Fed seeks to calm markets after discount rate rise
The Federal Reserve on Friday poured more cold water on speculation that a surprise rise in its emergency lending rate signaled it was moving faster to rein in its easy money policies.
The president of the New York Fed, William Dudley, said the central bank's pledge to keep benchmark borrowing costs low for an extended period of time is still very much in place.
The Fed raised its discount rate by a quarter percentage point to 0.75 percent late Thursday, the first change to its interest rates since December 2008.
Three Fed officials on Thursday evening also stressed the move did not represent a tightening of monetary policy.
The dollar jumped, Treasury bond prices fell and stock futures slipped immediately after the discount rate hike as investors bet the change could signal a speeding up of the Fed's retreat from emergency measures to support the economy.
Stocks initially fell further on Friday but closed marginally higher as investors saw the rate hike as a sign of strength in the economy.
Government data showing consumer prices excluding food and energy fell for the first time in 28 years helped ease concern on Wall Street, as it suggested the Fed need not rush to raise broader borrowing costs.
Dudley, speaking at a conference in San Juan, Puerto Rico, described Thursday's decision to lift the rate at which banks can borrow from the Fed as a small technical change that carried no broader signals about U.S. monetary policy.
The benchmark federal funds rate for overnight interbank borrowing, the Fed's chief monetary policy tool, remains pegged near zero percent, an all-time low.
Though Fed Chairman Ben Bernanke last week had said that the U.S. central bank could soon raise the discount rate, markets had not expected the Fed to act so quickly.
The timing of the move on Thursday, after the U.S. stock market had closed and well ahead of the central bank's March 16 policy meeting, prompted investors to price in a greater chance of a rise in the federal funds rate late this year.
Thursday's move was the first increase in any of the Fed's lending rates since the financial crisis blew up in 2007 and the first rate change since December 2008.
It followed China's moves to curb lending to slow the world's third largest economy. That served as a reminder that the period of cheap cash that led to last year's stock market rally may be slowly drawing to an end.
Still, a Reuters poll on Friday showed the large financial firms that do business directly with the Fed do not think the discount rate move reflects a broader shift in monetary policy. Most think a benchmark rate hike won't come before the second half of the year.
Fed funds futures contracts have priced in a quarter point hike by November, with chances of another quarter point hike in December on the rise.
Investors know the Fed is marching toward a hike, said Quincy Krosby, market strategist at Prudential Financial in Newark, New Jersey. The question is, 'Is it a long or a short march?'
U.S. RECOVERING, PRICE PRESSURES TAME
The Fed's view of economy has brightened in recent months. Businesses are slashing fewer jobs and buying more equipment and software while consumer spending has picked up moderately.

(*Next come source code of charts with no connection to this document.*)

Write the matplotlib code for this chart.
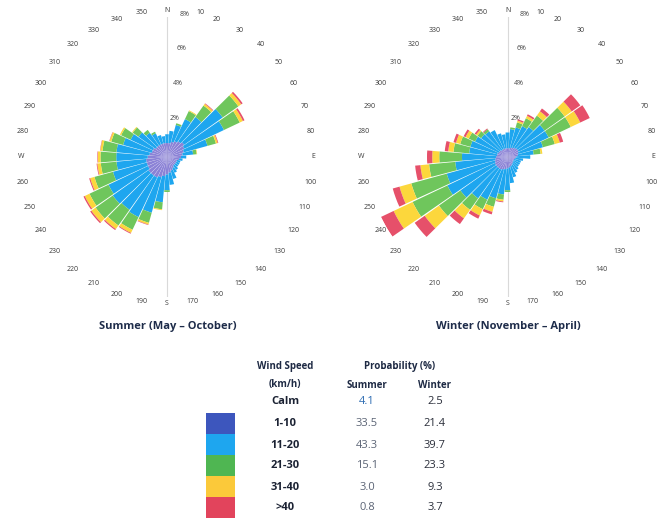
"""wind_roses
Two stacked wind roses (summer / winter) with a probability table below
"""
import numpy as np
import matplotlib
matplotlib.use("Agg")
import matplotlib.pyplot as plt
import matplotlib.transforms as mtransforms
from matplotlib.patches import Rectangle

plt.rcParams['font.family'] = ['Open Sans', 'DejaVu Sans']

# directions, 10 .. 360 degrees
directions = list(range(10, 361, 10))
dir_labels = ['N' if d == 0 else 'E' if d == 90 else 'S' if d == 180 else 'W' if d == 270 else str(d)
	for d in range(0, 360, 10)]

speed_classes = ['1-10', '11-20', '21-30', '31-40', '>40']
rose_colors = ['#8b82d6', '#1ea6ef', '#6fc65c', '#fcd73c', '#e6506a']
box_colors = ['#3d56bd', '#1ea6ef', '#4fb652', '#fbc93a', '#e2445c']

# frequency (%) per direction, summer (May - October)
s_1_10 = [0.8, 0.9, 1.0, 1.1, 1.2, 1.1, 1.0, 0.9, 0.8, 0.7, 0.6, 0.6, 0.6, 0.6, 0.7, 0.8, 0.9, 1.0,
	1.1, 1.2, 1.3, 1.3, 1.3, 1.2, 1.2, 1.2, 1.1, 1.0, 0.9, 0.9, 0.8, 0.8, 0.8, 0.8, 0.8, 0.8]
s_11_20 = [0.7, 1.0, 1.4, 1.7, 2.7, 2.5, 1.4, 0.6, 0.3, 0.2, 0.2, 0.2, 0.2, 0.3, 0.3, 0.5, 0.7, 0.9,
	1.5, 2.1, 2.5, 2.4, 2.5, 2.5, 2.0, 1.7, 1.8, 1.9, 1.7, 1.4, 1.2, 0.9, 0.7, 0.5, 0.4, 0.5]
s_21_30 = [0, 0.1, 0.5, 0.8, 1.1, 1.0, 0.5, 0.2, 0, 0, 0, 0, 0, 0, 0, 0, 0, 0.1,
	0.4, 0.6, 0.8, 1.1, 1.2, 1.2, 1.1, 0.9, 0.9, 0.8, 0.7, 0.6, 0.4, 0.2, 0.1, 0, 0, 0]
s_31_40 = [0, 0, 0.05, 0.12, 0.2, 0.2, 0.1, 0.03, 0, 0, 0, 0, 0, 0, 0, 0, 0, 0,
	0.05, 0.1, 0.2, 0.25, 0.3, 0.3, 0.25, 0.2, 0.15, 0.12, 0.1, 0.08, 0.05, 0, 0, 0, 0, 0]
s_over_40 = [0, 0, 0, 0.04, 0.1, 0.1, 0.04, 0, 0, 0, 0, 0, 0, 0, 0, 0, 0, 0,
	0, 0.03, 0.05, 0.07, 0.08, 0.08, 0.06, 0.04, 0.03, 0.02, 0.02, 0, 0, 0, 0, 0, 0, 0]

# frequency (%) per direction, winter (November - April)
w_1_10 = [0.5, 0.55, 0.6, 0.65, 0.7, 0.7, 0.65, 0.6, 0.5, 0.45, 0.4, 0.4, 0.4, 0.45, 0.5, 0.55, 0.6, 0.65,
	0.7, 0.75, 0.8, 0.8, 0.8, 0.8, 0.75, 0.7, 0.65, 0.6, 0.6, 0.55, 0.55, 0.5, 0.5, 0.5, 0.5, 0.5]
w_11_20 = [1.1, 1.2, 1.35, 1.45, 1.9, 1.9, 1.45, 0.9, 0.8, 0.45, 0.4, 0.4, 0.4, 0.45, 0.5, 0.65, 0.9, 1.25,
	1.45, 1.7, 1.9, 2.1, 2.5, 3.0, 2.85, 2.3, 1.95, 1.6, 1.6, 1.5, 1.3, 1.3, 1.2, 0.9, 0.8, 0.9]
w_21_30 = [0.1, 0.3, 0.5, 0.8, 1.4, 1.4, 0.7, 0.4, 0, 0, 0, 0, 0, 0, 0, 0, 0, 0.1,
	0.3, 0.5, 0.6, 0.8, 1.5, 2.2, 2.1, 1.5, 1.3, 0.9, 0.6, 0.4, 0.25, 0.15, 0, 0, 0, 0]
w_31_40 = [0, 0.1, 0.15, 0.3, 0.5, 0.6, 0.3, 0.1, 0, 0, 0, 0, 0, 0, 0, 0, 0, 0,
	0.1, 0.3, 0.4, 0.6, 1.0, 1.2, 0.7, 0.5, 0.4, 0.3, 0.25, 0.2, 0.1, 0, 0, 0, 0, 0]
w_over_40 = [0, 0.08, 0.1, 0.2, 0.6, 0.6, 0.2, 0, 0, 0, 0, 0, 0, 0, 0, 0, 0, 0,
	0.05, 0.15, 0.2, 0.4, 0.7, 0.8, 0.4, 0.3, 0.3, 0.2, 0.15, 0.12, 0.1, 0.05, 0, 0, 0, 0]

# table
table_rows = ['Calm'] + speed_classes
summer_prob = ['4.1', '33.5', '43.3', '15.1', '3.0', '0.8']
winter_prob = ['2.5', '21.4', '39.7', '23.3', '9.3', '3.7']

W, H = 657, 518


def draw_rose(rect, series):
	"""One stacked polar bar chart"""
	ax = fig.add_axes(rect, projection='polar')
	ax.set_theta_zero_location('N')
	ax.set_theta_direction(-1)
	theta = np.radians(directions)
	bottom = np.zeros(len(directions))
	for vals, col in zip(series, rose_colors):
		ax.bar(theta, vals, width=np.radians(9.3), bottom=bottom, color=col,
			edgecolor='none', linewidth=0, zorder=2)
		bottom = bottom + np.array(vals)
	ax.axvline(0, color='#d9d9d9', lw=0.8, zorder=0)
	ax.axvline(np.pi, color='#d9d9d9', lw=0.8, zorder=0)
	ax.set_ylim(0, 8.0)
	ax.set_thetagrids(np.arange(0, 360, 10), dir_labels, fontsize=5, color='#3a3a3a')
	ax.set_rgrids([2, 4, 6, 8], ['2%', '4%', '6%', '8%'], angle=5, fontsize=5, color='#444444')
	ax.grid(False)
	ax.spines['polar'].set_visible(False)
	ax.tick_params(axis='x', pad=-6)
	ax.set_facecolor('none')
	# the "10" label sits a little further right, clear of "8%"
	lab10 = ax.get_xticklabels()[1]
	lab10.set_transform(lab10.get_transform() + mtransforms.ScaledTranslation(8 / 100, 0, fig.dpi_scale_trans))
	return ax


fig = plt.figure(figsize=(W / 100, H / 100), dpi=100)

size = 280
draw_rose([27 / W, 1 - 297 / H, size / W, size / H],
	[s_1_10, s_11_20, s_21_30, s_31_40, s_over_40])
draw_rose([367.5 / W, 1 - 297 / H, size / W, size / H],
	[w_1_10, w_11_20, w_21_30, w_31_40, w_over_40])

title = dict(fontsize=8, fontweight='bold', color='#1e2c4a', ha='center', va='center')
fig.text(168 / W, 1 - 326 / H, 'Summer (May \u2013 October)', **title)
fig.text(508 / W, 1 - 326 / H, 'Winter (November \u2013 April)', **title)

# table area in pixel coordinates
tab = fig.add_axes([0, 0, 1, 178 / H])
tab.set_xlim(0, W)
tab.set_ylim(H, 340)
tab.axis('off')

head = dict(fontsize=7, fontweight='bold', color='#1e2a44', ha='center', va='center')
tab.text(285, 366, 'Wind Speed', **head)
tab.text(285, 384, '(km/h)', **head)
tab.text(400, 366, 'Probability (%)', **head)
tab.text(367, 385, 'Summer', **head)
tab.text(435, 385, 'Winter', **head)

row_y = [402, 424, 445, 466, 487, 508]
for i, (lab, sv, wv) in enumerate(zip(table_rows, summer_prob, winter_prob)):
	y = row_y[i]
	tab.text(285, y, lab, fontsize=8, fontweight='bold', color='#1b2233', ha='center', va='center')
	tab.text(367, y, sv, fontsize=8, color='#2f6db3' if i == 0 else '#5b6475', ha='center', va='center')
	tab.text(435, y, wv, fontsize=8, color='#2a2e3a', ha='center', va='center')

box_top = [413, 434, 455, 476, 497]
for top, col in zip(box_top, box_colors):
	tab.add_patch(Rectangle((206, top), 29, 21, facecolor=col, edgecolor='none'))

fig.savefig('out.png', dpi=100)
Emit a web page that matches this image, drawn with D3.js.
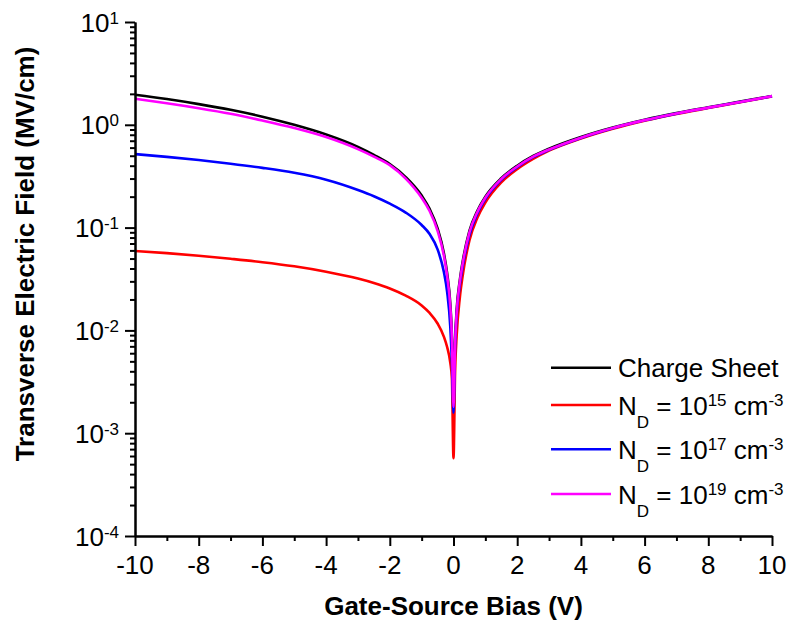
<!DOCTYPE html>
<html><head><meta charset="utf-8">
<script src="https://cdn.jsdelivr.net/npm/d3@7"></script>
<style>
body{margin:0;background:#fff}
text{font-family:"Liberation Sans",Arial,sans-serif;fill:#000}
</style>
</head><body>
<svg id="c" width="789" height="625"></svg>
<script>
// ---- data ----
const biasV = [-10,-9,-8,-7,-6,-5,-4,-3,-2.5,-2,-1.5,-1,-0.75,-0.5,-0.3,-0.2,-0.1,-0.05,0,
  0.05,0.1,0.2,0.3,0.5,0.75,1,1.5,2,2.5,3,4,5,6,7,8,9,10];
const chargeSheet = [1.96,1.78,1.59,1.40,1.20,1.00,0.805,0.61,0.51,0.415,0.31,0.205,0.152,0.098,0.056,0.036,0.018,0.009,0.002,
  0.008,0.016,0.031,0.049,0.093,0.146,0.2,0.302,0.4,0.497,0.585,0.76,0.94,1.12,1.30,1.48,1.68,1.91];
const nd15 = [0.0593,0.0564,0.0532,0.0497,0.0461,0.0420,0.0372,0.0319,0.0289,0.0256,0.0218,0.0175,0.0148,0.01167,0.00866,0.00689,0.00484,0.0034,0.00057,
  0.004,0.009,0.021,0.036,0.075,0.125,0.175,0.275,0.37,0.465,0.56,0.735,0.915,1.095,1.275,1.455,1.655,1.89];
const nd17 = [0.519,0.4875,0.454,0.418,0.381,0.341,0.292,0.232,0.202,0.171,0.140,0.106,0.0866,0.0615,0.0367,0.0237,0.01075,0.0049,0.00158,
  0.007,0.014,0.028,0.044,0.085,0.137,0.19,0.292,0.388,0.485,0.57,0.745,0.925,1.105,1.285,1.465,1.665,1.895];
const nd19 = [1.79,1.62,1.45,1.28,1.10,0.93,0.76,0.58,0.49,0.405,0.3,0.195,0.145,0.093,0.053,0.034,0.017,0.0085,0.0018,
  0.0075,0.015,0.03,0.047,0.09,0.142,0.195,0.297,0.393,0.49,0.575,0.75,0.93,1.11,1.29,1.47,1.67,1.90];
const seriesColors = ["#000000","#ff0000","#0000ff","#ff00ff"];
const seriesExp = [null,"15","17","19"];
const xMajorTicks = [-10,-8,-6,-4,-2,0,2,4,6,8,10];
const xMinorTicks = [-9,-7,-5,-3,-1,1,3,5,7,9];
const yExponents = [-4,-3,-2,-1,0,1];
const xTitle = "Gate-Source Bias (V)";
const yTitle = "Transverse Electric Field (MV/cm)";

// ---- chart ----
const svg = d3.select("#c");
const L = 135, R = 772, T = 22, B = 536;
const x = d3.scaleLinear().domain([-10,10]).range([L,R]);
const y = d3.scaleLog().domain([1e-4,1e1]).range([B,T]);

const series = [chargeSheet, nd15, nd17, nd19];
const line = d3.line().x(d=>x(d[0])).y(d=>y(d[1])).curve(d3.curveMonotoneX);
series.forEach((s,i)=>{
  svg.append("path").datum(biasV.map((v,j)=>[v,s[j]]))
    .attr("d",line).attr("fill","none").attr("stroke",seriesColors[i])
    .attr("stroke-width",2.6).attr("stroke-linejoin","round");
});

// axes
const yMinor = [];
yExponents.slice(0,-1).forEach(e=>{ for(let k=2;k<=9;k++) yMinor.push(k*Math.pow(10,e)); });
const yMajor = yExponents.map(e=>Math.pow(10,e));

function styleAxis(g){ g.select(".domain").attr("stroke","#000").attr("stroke-width",2);
  g.selectAll(".tick line").attr("stroke","#000").attr("stroke-width",2); g.selectAll(".tick text").remove(); }

svg.append("g").attr("transform",`translate(0,${B})`)
  .call(d3.axisBottom(x).tickValues(xMinorTicks).tickSize(5).tickSizeOuter(0)).call(styleAxis);
svg.append("g").attr("transform",`translate(0,${B})`)
  .call(d3.axisBottom(x).tickValues(xMajorTicks).tickSize(10).tickSizeOuter(0)).call(styleAxis);
svg.append("g").attr("transform",`translate(${L},0)`)
  .call(d3.axisLeft(y).tickValues(yMinor).tickSize(5).tickSizeOuter(0)).call(styleAxis);
svg.append("g").attr("transform",`translate(${L},0)`)
  .call(d3.axisLeft(y).tickValues(yMajor).tickSize(10).tickSizeOuter(0)).call(styleAxis);

// x tick labels
svg.append("g").selectAll("text").data(xMajorTicks).join("text")
  .attr("x",d=>x(d)).attr("y",B+38).attr("text-anchor","middle")
  .attr("font-size",26).text(d=>d);

// y tick labels
const yl = svg.append("g").selectAll("text").data(yExponents).join("text")
  .attr("x",119).attr("y",e=>y(Math.pow(10,e))+9.5).attr("text-anchor","end").attr("font-size",26);
yl.append("tspan").text("10");
yl.append("tspan").attr("font-size",17).attr("dy",-8).text(e=>e);

// titles
svg.append("text").attr("x",453.5).attr("y",615).attr("text-anchor","middle")
  .attr("font-size",26).attr("font-weight","bold").text(xTitle);
svg.append("text").attr("transform","translate(34,254) rotate(-90)").attr("text-anchor","middle")
  .attr("font-size",26).attr("font-weight","bold").text(yTitle);

// legend
const legendY = [367.7,405,449.3,494];
series.forEach((s,i)=>{
  const ly = legendY[i];
  svg.append("line").attr("x1",551).attr("x2",611).attr("y1",ly).attr("y2",ly)
    .attr("stroke",seriesColors[i]).attr("stroke-width",2.6);
  const t = svg.append("text").attr("x",618).attr("y",ly+9.5).attr("font-size",26);
  if(seriesExp[i]===null){ t.text("Charge Sheet"); return; }
  t.append("tspan").text("N");
  t.append("tspan").attr("font-size",17).attr("dy",13).text("D");
  t.append("tspan").attr("dy",-13).text(" = 10");
  t.append("tspan").attr("font-size",17).attr("dy",-9).text(seriesExp[i]);
  t.append("tspan").attr("dy",9).text(" cm");
  t.append("tspan").attr("font-size",17).attr("dy",-9).text("-3");
});
</script>
</body></html>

But while Dudley acknowledged that recovery was under way, he said unemployment remained unacceptably high and credit hard to come by. That, he said, will keep growth modest and inflation under control.
The government reported Friday that U.S. consumer prices excluding food and energy fell last month for the first time since 1982, helping government bond prices reverse some of the losses booked after Thursday's discount rate hike.
St. Louis Federal Reserve Bank President James Bullard said on Thursday that talk of a benchmark rate hike was overblown, while Atlanta Fed President Dennis Lockhart said in a speech that loose monetary policy is necessary to support a recovery that is in an early stage and, in my view, still fragile.
Some other central banks have begun to tighten policy. But Bill Gross, co-chief investment officer of Pacific Investment Management Co., the world's biggest bond firm, said he doubts the Fed is in a rush to follow suit.
I don't think this changes anything. The Fed is still on hold in our opinion, he said. I don't think the Fed dares increase the fed funds or policy rate in the face of unemployment at double-digit type of levels.
Before the financial crisis, the discount rate was typically a full percentage point above the federal funds rate. Thursday's decision begins to move it back nearer to its traditional premium and the Fed said it would assess whether it needed to further widen the spread between the two rates.
In an interview with Reuters Insider TV on Friday, former Fed governor Lyle Gramley said the hike in the discount rate was part of the process of normalization and predicted one or two more such hikes before it raises benchmark rates, likely in early 2011.
But others said the Fed had introduced uncertainty into the market, which would continue to impact investor risk appetite and prices.
The Fed is saying it's normalization, said Boris Schlossberg, director of research at GFT Forex in New York, but if you go from dovish to normal, that's tightening.